- **What you will do**: Locate the lines of the listing below that hold "this", then copy each of them.

-------------------------

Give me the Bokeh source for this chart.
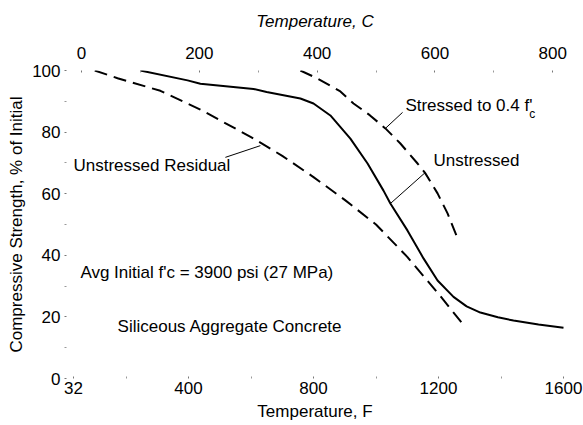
from bokeh.plotting import figure
from bokeh.models import Range1d, LinearAxis, FixedTicker, Label
from bokeh.embed import file_html
from bokeh.resources import INLINE

# Temperature in deg F, strength in % of initial
residual_f = [100, 173, 310, 438, 600, 700, 800, 900, 1000, 1100, 1200, 1283]
residual_pct = [100, 97.5, 93.4, 87.3, 78.4, 72.3, 65.4, 58, 50, 39.5, 27.5, 17]

unstressed_f = [246, 397, 438, 608, 650, 758, 800, 854, 918, 973, 1024, 1046,
                1101, 1152, 1197, 1248, 1290, 1334, 1390, 1440, 1520, 1600]
unstressed_pct = [100, 96.8, 95.7, 94, 93, 90.9, 89.3, 85.4, 77.9, 69.8, 61, 56.8,
                  48, 39, 31.8, 26.5, 23.4, 21.4, 19.9, 18.8, 17.5, 16.5]

stressed_f = [758, 813, 886, 928, 980, 1030, 1078, 1133, 1158, 1197, 1229, 1261]
stressed_pct = [100, 97.4, 93.2, 89.3, 85.5, 81.2, 76.3, 69.8, 66.6, 60.1, 53.6, 45.5]

f_ticks = [32, 400, 800, 1200, 1600]
f_minor = [200, 600, 1000, 1400]
c_ticks = [0, 200, 400, 600, 800]
c_minor = [100, 300, 500, 700]
y_ticks = [0, 20, 40, 60, 80, 100]
y_minor = [10, 30, 50, 70, 90]

FONT = "Liberation Sans"
FS = "17px"

p = figure(width=583, height=425, output_backend="svg", toolbar_location=None,
           x_range=Range1d(3.2, 1606.4), y_range=Range1d(0, 100),
           min_border_left=64, min_border_right=18, min_border_top=70,
           min_border_bottom=47, x_axis_location="below")
p.extra_x_ranges = {"C": Range1d(-28.9, 821.7)}
p.grid.visible = False
p.outline_line_color = None
p.background_fill_color = "white"
p.border_fill_color = "white"


def style_axis(ax):
    ax.axis_line_color = None
    ax.major_tick_in = 2
    ax.major_tick_out = 0
    ax.minor_tick_in = 2
    ax.minor_tick_out = 0
    ax.major_tick_line_color = "#777777"
    ax.minor_tick_line_color = "#999999"
    ax.major_label_text_font = FONT
    ax.major_label_text_font_size = FS
    ax.major_label_text_color = "black"
    ax.axis_label_text_font = FONT
    ax.axis_label_text_font_size = FS
    ax.axis_label_text_color = "black"
    ax.axis_label_text_font_style = "normal"


xb = p.xaxis[0]
style_axis(xb)
xb.ticker = FixedTicker(ticks=f_ticks, minor_ticks=f_minor)
xb.axis_label = "Temperature, F"
xb.major_label_standoff = 3
xb.axis_label_standoff = 5

yl = p.yaxis[0]
style_axis(yl)
yl.ticker = FixedTicker(ticks=y_ticks, minor_ticks=y_minor)
yl.axis_label = "Compressive Strength, % of Initial"
yl.major_label_standoff = 4
yl.axis_label_standoff = 3

xt = LinearAxis(x_range_name="C")
style_axis(xt)
xt.ticker = FixedTicker(ticks=c_ticks, minor_ticks=c_minor)
xt.axis_label = "Temperature, C"
xt.axis_label_text_font_style = "italic"
xt.major_label_standoff = 12
xt.axis_label_standoff = 13
p.add_layout(xt, "above")

# curves
p.line(residual_f, residual_pct, line_color="black", line_width=2, line_dash="13 7")
p.line(unstressed_f, unstressed_pct, line_color="black", line_width=2,
       line_join="round")
p.line(stressed_f, stressed_pct, line_color="black", line_width=2, line_dash="13 7")

# leader lines from labels to curves
p.line([1085, 1030], [86.4, 81.2], line_color="black", line_width=1)
p.line([1158, 1046], [66.9, 56.8], line_color="black", line_width=1)
p.line([518, 630], [71.8, 75.6], line_color="black", line_width=1)


def note(x, y, txt, size=FS):
    p.add_layout(Label(x=x, y=y, text=txt, text_font=FONT, text_font_size=size,
                       text_color="black", text_align="left",
                       text_baseline="middle"))


note(1094, 88.6, "Stressed to 0.4 f'")
note(1490, 86.0, "c", size="12px")
note(1184, 70.8, "Unstressed")
note(32, 69.2, "Unstressed Residual")
note(54, 34.4, "Avg Initial f'c = 3900 psi (27 MPa)")
note(173, 16.9, "Siliceous Aggregate Concrete")

open("out.html", "w").write(file_html(p, INLINE))
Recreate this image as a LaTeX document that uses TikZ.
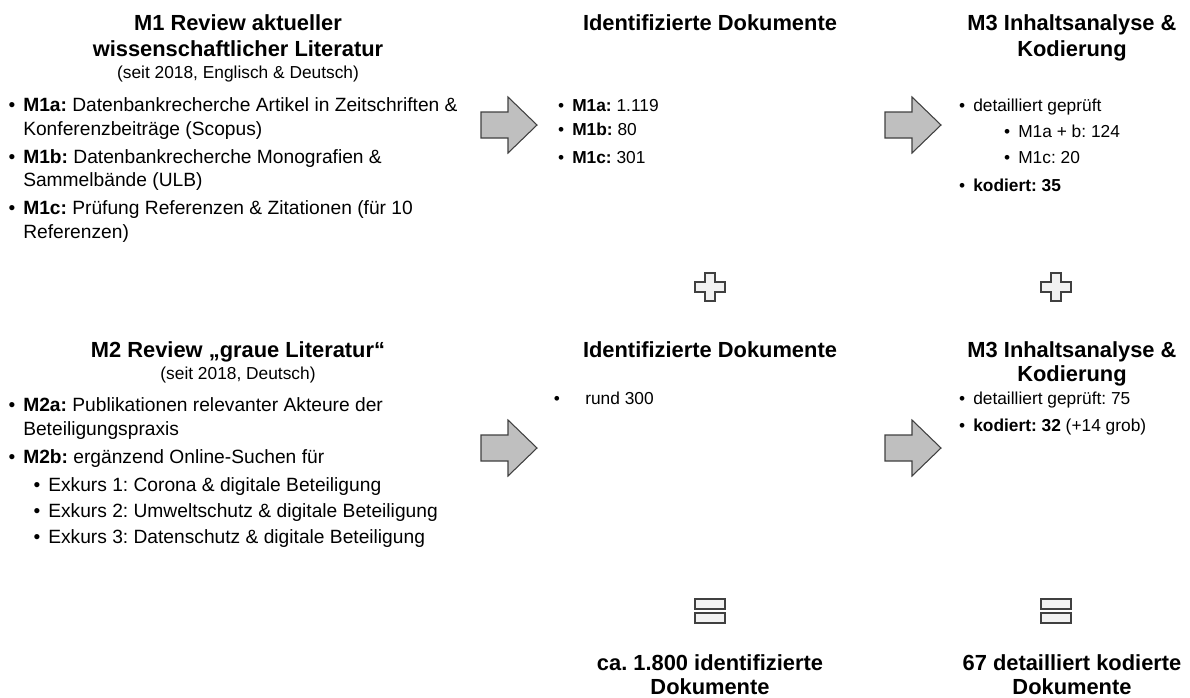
\documentclass[tikz,border=0pt]{standalone}
\usepackage{fontspec}
\setmainfont{Liberation Sans}
\frenchspacing
\newcommand{\itm}{\llap{\textbullet\hskip 6pt}}
\tikzset{
  txt/.style={inner sep=0pt, anchor=base west, font=\fontsize{13}{15}\selectfont},
  txtl/.style={txt, font=\fontsize{14.4}{16}\selectfont},
  head/.style={inner sep=0pt, anchor=base, font=\bfseries\fontsize{16.4}{19}\selectfont},
  subhead/.style={inner sep=0pt, anchor=base, font=\fontsize{13}{15}\selectfont},
  arrowbox/.style={draw=black!75, fill=black!25, line width=0.8pt, line join=miter},
  opbox/.style={draw=black!75, fill=black!5, line width=1.5pt},
  bigarrow/.pic={\draw[arrowbox] (-28,-13) -- (-1,-13) -- (-1,-28) -- (28,0) -- (-1,28) -- (-1,13) -- (-28,13) -- cycle;},
  plussign/.pic={\draw[opbox] (-5,-14) -- (5,-14) -- (5,-5) -- (15,-5) -- (15,5) -- (5,5) -- (5,14) -- (-5,14) -- (-5,5) -- (-15,5) -- (-15,-5) -- (-5,-5) -- cycle;},
  equalsign/.pic={\draw[opbox] (-15,-12) rectangle (15,-2); \draw[opbox] (-15,2) rectangle (15,12);}
}
\begin{document}
\begin{tikzpicture}[x=0.75pt,y=-0.75pt]
\useasboundingbox (0,0) rectangle (1190,697);

% M1
\node[head] (m1h1) at (238,30) {M1 Review aktueller};
\node[head] (m1h2) at (238,56) {wissenschaftlicher Literatur};
\node[subhead] (m1h3) at (238,78) {(seit 2018, Englisch \& Deutsch)};
\node[txtl] (m1a) at (23,111) {\itm\textbf{M1a:} Datenbankrecherche Artikel in Zeitschriften \&};
\node[txtl] (m1a2) at (23,135) {Konferenzbeiträge (Scopus)};
\node[txtl] (m1b) at (23,163) {\itm\textbf{M1b:} Datenbankrecherche Monografien \&};
\node[txtl] (m1b2) at (23,186) {Sammelbände (ULB)};
\node[txtl] (m1c) at (23,214) {\itm\textbf{M1c:} Prüfung Referenzen \& Zitationen (für 10};
\node[txtl] (m1c2) at (23,238) {Referenzen)};

% M2
\node[head] (m2h1) at (238,357) {M2 Review „graue Literatur“};
\node[subhead] (m2h2) at (238,379) {(seit 2018, Deutsch)};
\node[txtl] (m2a) at (23,411) {\itm\textbf{M2a:} Publikationen relevanter Akteure der};
\node[txtl] (m2a2) at (23,435) {Beteiligungspraxis};
\node[txtl] (m2b) at (23,463) {\itm\textbf{M2b:} ergänzend Online-Suchen für};
\node[txtl] (ex1) at (48,491) {\itm Exkurs 1: Corona \& digitale Beteiligung};
\node[txtl] (ex2) at (48,517) {\itm Exkurs 2: Umweltschutz \& digitale Beteiligung};
\node[txtl] (ex3) at (48,543) {\itm Exkurs 3: Datenschutz \& digitale Beteiligung};

% identifizierte Dokumente
\node[head] (id1h) at (710,30) {Identifizierte Dokumente};
\node[txt] (id1a) at (572,111) {\itm\textbf{M1a:} 1.119};
\node[txt] (id1b) at (572,135) {\itm\textbf{M1b:} 80};
\node[txt] (id1c) at (572,163) {\itm\textbf{M1c:} 301};
\node[head] (id2h) at (710,357) {Identifizierte Dokumente};
\node[txt] (id2a) at (585,404) {\llap{\textbullet\hskip 19pt}rund 300};

% M3
\node[head] (k1h1) at (1072,30) {M3 Inhaltsanalyse \&};
\node[head] (k1h2) at (1072,56) {Kodierung};
\node[txt] (k1a) at (973,111) {\itm detailliert geprüft};
\node[txt] (k1b) at (1018,137) {\itm M1a + b: 124};
\node[txt] (k1c) at (1018,163) {\itm M1c: 20};
\node[txt] (k1d) at (973,191) {\itm\textbf{kodiert: 35}};
\node[head] (k2h1) at (1072,357) {M3 Inhaltsanalyse \&};
\node[head] (k2h2) at (1072,381) {Kodierung};
\node[txt] (k2a) at (973,404) {\itm detailliert geprüft: 75};
\node[txt] (k2b) at (973,431) {\itm\textbf{kodiert: 32} (+14 grob)};

% Summen
\node[head] (sum1a) at (710,670) {ca. 1.800 identifizierte};
\node[head] (sum1b) at (710,694) {Dokumente};
\node[head] (sum2a) at (1072,670) {67 detailliert kodierte};
\node[head] (sum2b) at (1072,694) {Dokumente};

% Pfeile und Zeichen
\pic at (509,125) {bigarrow};
\pic at (913,125) {bigarrow};
\pic at (509,448) {bigarrow};
\pic at (913,448) {bigarrow};
\pic at (710,287) {plussign};
\pic at (1056,287) {plussign};
\pic at (710,611) {equalsign};
\pic at (1056,611) {equalsign};
\end{tikzpicture}
\end{document}
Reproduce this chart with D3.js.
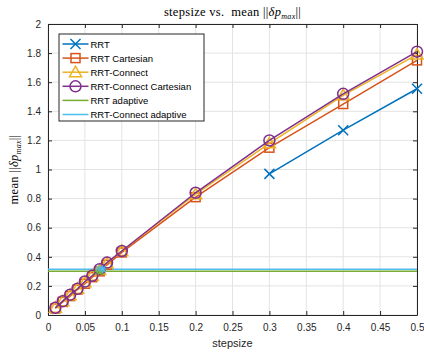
<!DOCTYPE html>
<html>
<head>
<meta charset="utf-8">
<script src="https://cdn.jsdelivr.net/npm/d3@7"></script>
<style>
  body { margin: 0; background: #fff; }
  svg { display: block; }
  .tick text { font-family: "Liberation Sans", Arial, sans-serif; font-size: 10px; fill: #262626; }
</style>
</head>
<body>
<svg id="chart"></svg>
<script>
var stepsize = [0.01, 0.02, 0.03, 0.04, 0.05, 0.06, 0.07, 0.08, 0.1, 0.2, 0.3, 0.4, 0.5];
var rrt = [null, null, null, null, null, null, null, null, null, null, 0.97, 1.27, 1.555];
var rrtCartesian = [0.045, 0.09, 0.13, 0.175, 0.215, 0.26, 0.30, 0.345, 0.43, 0.81, 1.15, 1.45, 1.75];
var rrtConnect = [0.05, 0.095, 0.135, 0.18, 0.225, 0.27, 0.31, 0.355, 0.44, 0.83, 1.18, 1.51, 1.79];
var rrtConnectCartesian = [0.05, 0.095, 0.14, 0.18, 0.23, 0.27, 0.315, 0.36, 0.44, 0.84, 1.2, 1.52, 1.81];
var rrtAdaptive = 0.30;
var rrtConnectAdaptive = 0.315;
var adaptiveStep = [0.068, 0.072];
var xTicks = [0, 0.05, 0.1, 0.15, 0.2, 0.25, 0.3, 0.35, 0.4, 0.45, 0.5];
var yTicks = [0, 0.2, 0.4, 0.6, 0.8, 1, 1.2, 1.4, 1.6, 1.8, 2];

var width = 424, height = 356;
var mLeft = 48, mRight = 417, mTop = 24, mBottom = 315;

var svg = d3.select('#chart')
  .attr('width', width)
  .attr('height', height);

var xScale = d3.scaleLinear().domain([0, 0.5]).range([mLeft, mRight]);
var yScale = d3.scaleLinear().domain([0, 2]).range([mBottom, mTop]);

// grid
svg.append('g').selectAll('line')
  .data(xTicks)
  .enter().append('line')
    .attr('x1', d => xScale(d)).attr('x2', d => xScale(d))
    .attr('y1', mTop).attr('y2', mBottom)
    .attr('stroke', '#e3e3e3').attr('stroke-width', 1);
svg.append('g').selectAll('line')
  .data(yTicks)
  .enter().append('line')
    .attr('x1', mLeft).attr('x2', mRight)
    .attr('y1', d => yScale(d)).attr('y2', d => yScale(d))
    .attr('stroke', '#e3e3e3').attr('stroke-width', 1);

// axes
var fmt = d => String(+d.toFixed(2));
var xAxis = d3.axisBottom(xScale).tickValues(xTicks).tickFormat(fmt).tickSize(-4).tickSizeOuter(0).tickPadding(9);
var yAxis = d3.axisLeft(yScale).tickValues(yTicks).tickFormat(fmt).tickSize(-4).tickSizeOuter(0).tickPadding(7);
var xTop = d3.axisTop(xScale).tickValues(xTicks).tickFormat('').tickSize(-4).tickSizeOuter(0);
var yRight = d3.axisRight(yScale).tickValues(yTicks).tickFormat('').tickSize(-4).tickSizeOuter(0);

[[xAxis, 'translate(0,' + mBottom + ')'], [yAxis, 'translate(' + mLeft + ',0)'],
 [xTop, 'translate(0,' + mTop + ')'], [yRight, 'translate(' + mRight + ',0)']].forEach(function(a){
  var g = svg.append('g').attr('transform', a[1]).call(a[0]);
  g.selectAll('path, line').attr('stroke', '#262626');
});

var colors = ['#0072BD', '#D95319', '#EDB120', '#7E2F8E', '#77AC30', '#4DBEEE'];

// adaptive lines
svg.append('line')
  .attr('x1', xScale(0)).attr('x2', xScale(0.5))
  .attr('y1', yScale(rrtAdaptive)).attr('y2', yScale(rrtAdaptive))
  .attr('stroke', colors[4]).attr('stroke-width', 1.5);
svg.append('line')
  .attr('x1', xScale(0)).attr('x2', xScale(0.5))
  .attr('y1', yScale(rrtConnectAdaptive)).attr('y2', yScale(rrtConnectAdaptive))
  .attr('stroke', colors[5]).attr('stroke-width', 1.5);

function marker(g, type, color, cx, cy) {
  if (type === 'x') {
    g.append('path').attr('d', 'M' + (cx - 5) + ',' + (cy - 5) + 'L' + (cx + 5) + ',' + (cy + 5) + 'M' + (cx - 5) + ',' + (cy + 5) + 'L' + (cx + 5) + ',' + (cy - 5))
      .attr('stroke', color).attr('stroke-width', 1.5).attr('fill', 'none');
  } else if (type === 'square') {
    g.append('rect').attr('x', cx - 4.5).attr('y', cy - 4.5).attr('width', 9).attr('height', 9)
      .attr('stroke', color).attr('stroke-width', 1.5).attr('fill', 'none');
  } else if (type === 'triangle') {
    g.append('path').attr('d', 'M' + cx + ',' + (cy - 6) + 'L' + (cx + 6) + ',' + (cy + 4.5) + 'L' + (cx - 6) + ',' + (cy + 4.5) + 'Z')
      .attr('stroke', color).attr('stroke-width', 1.5).attr('fill', 'none');
  } else if (type === 'circle') {
    g.append('circle').attr('cx', cx).attr('cy', cy).attr('r', 5.5)
      .attr('stroke', color).attr('stroke-width', 1.5).attr('fill', 'none');
  } else if (type === 'star') {
    g.append('path').attr('d', 'M' + (cx - 4) + ',' + cy + 'L' + (cx + 4) + ',' + cy + 'M' + cx + ',' + (cy - 4) + 'L' + cx + ',' + (cy + 4) +
      'M' + (cx - 3) + ',' + (cy - 3) + 'L' + (cx + 3) + ',' + (cy + 3) + 'M' + (cx - 3) + ',' + (cy + 3) + 'L' + (cx + 3) + ',' + (cy - 3))
      .attr('stroke', color).attr('stroke-width', 1.2).attr('fill', 'none');
  }
}

var series = [
  {name: 'RRT', values: rrt, color: colors[0], mark: 'x'},
  {name: 'RRT Cartesian', values: rrtCartesian, color: colors[1], mark: 'square'},
  {name: 'RRT-Connect', values: rrtConnect, color: colors[2], mark: 'triangle'},
  {name: 'RRT-Connect Cartesian', values: rrtConnectCartesian, color: colors[3], mark: 'circle'}
];

var line = d3.line()
  .defined(d => d[1] != null)
  .x(d => xScale(d[0]))
  .y(d => yScale(d[1]));

series.forEach(function(s){
  var pts = stepsize.map((x, i) => [x, s.values[i]]);
  svg.append('path')
    .datum(pts)
    .attr('d', line)
    .attr('fill', 'none')
    .attr('stroke', s.color)
    .attr('stroke-width', 1.5);
  var g = svg.append('g');
  pts.filter(p => p[1] != null).forEach(p => marker(g, s.mark, s.color, xScale(p[0]), yScale(p[1])));
});

// adaptive result markers
var ga = svg.append('g');
adaptiveStep.forEach(function(x){
  marker(ga, 'star', colors[4], xScale(x), yScale(rrtAdaptive));
  marker(ga, 'star', colors[5], xScale(x + 0.002), yScale(rrtConnectAdaptive));
});

// legend
var lg = svg.append('g');
lg.append('rect')
  .attr('x', 59).attr('y', 34).attr('width', 145).attr('height', 87)
  .attr('fill', '#fff').attr('stroke', '#262626').attr('stroke-width', 1);
var legendItems = series.concat([
  {name: 'RRT adaptive', color: colors[4], mark: null},
  {name: 'RRT-Connect adaptive', color: colors[5], mark: null}
]);
legendItems.forEach(function(s, i){
  var y = 44 + i * 14.1;
  lg.append('line').attr('x1', 62.5).attr('x2', 88.5).attr('y1', y).attr('y2', y)
    .attr('stroke', s.color).attr('stroke-width', 1.5);
  if (s.mark) marker(lg, s.mark, s.color, 75.5, y);
  lg.append('text').attr('x', 90.5).attr('y', y + 3.5)
    .style('font-family', '"Liberation Sans", Arial, sans-serif')
    .style('font-size', '9.5px').attr('fill', '#000')
    .text(s.name);
});

// titles
function mathLabel(t) {
  t.append('tspan').text('mean ||');
  t.append('tspan').style('font-style', 'italic').text('\u03B4p');
  t.append('tspan').style('font-style', 'italic').style('font-size', '8px').attr('dy', 3).text('max');
  t.append('tspan').attr('dy', -3).text('||');
}

var title = svg.append('text')
  .attr('x', (mLeft + mRight) / 2).attr('y', 16)
  .attr('text-anchor', 'middle')
  .style('font-family', '"Liberation Serif", "DejaVu Serif", serif')
  .style('font-size', '12.5px').attr('fill', '#000')
  .attr('letter-spacing', 0.3);
title.append('tspan').text('stepsize vs.\u00A0 ');
mathLabel(title);

var ylab = svg.append('text')
  .attr('transform', 'translate(18,' + ((mTop + mBottom) / 2) + ') rotate(-90)')
  .attr('text-anchor', 'middle')
  .style('font-family', '"Liberation Serif", "DejaVu Serif", serif')
  .style('font-size', '12.5px').attr('fill', '#000')
  .attr('letter-spacing', 0.3);
mathLabel(ylab);

svg.append('text')
  .attr('x', (mLeft + mRight) / 2).attr('y', 347)
  .attr('text-anchor', 'middle')
  .style('font-family', '"Liberation Sans", Arial, sans-serif')
  .style('font-size', '11px').attr('fill', '#262626')
  .text('stepsize');
</script>
</body>
</html>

-------------------------

- **Exercise result**:
Give me the Bokeh source for this chart.
Recreate this image as a LaTeX document that uses TikZ.
Reproduce this chart with D3.js.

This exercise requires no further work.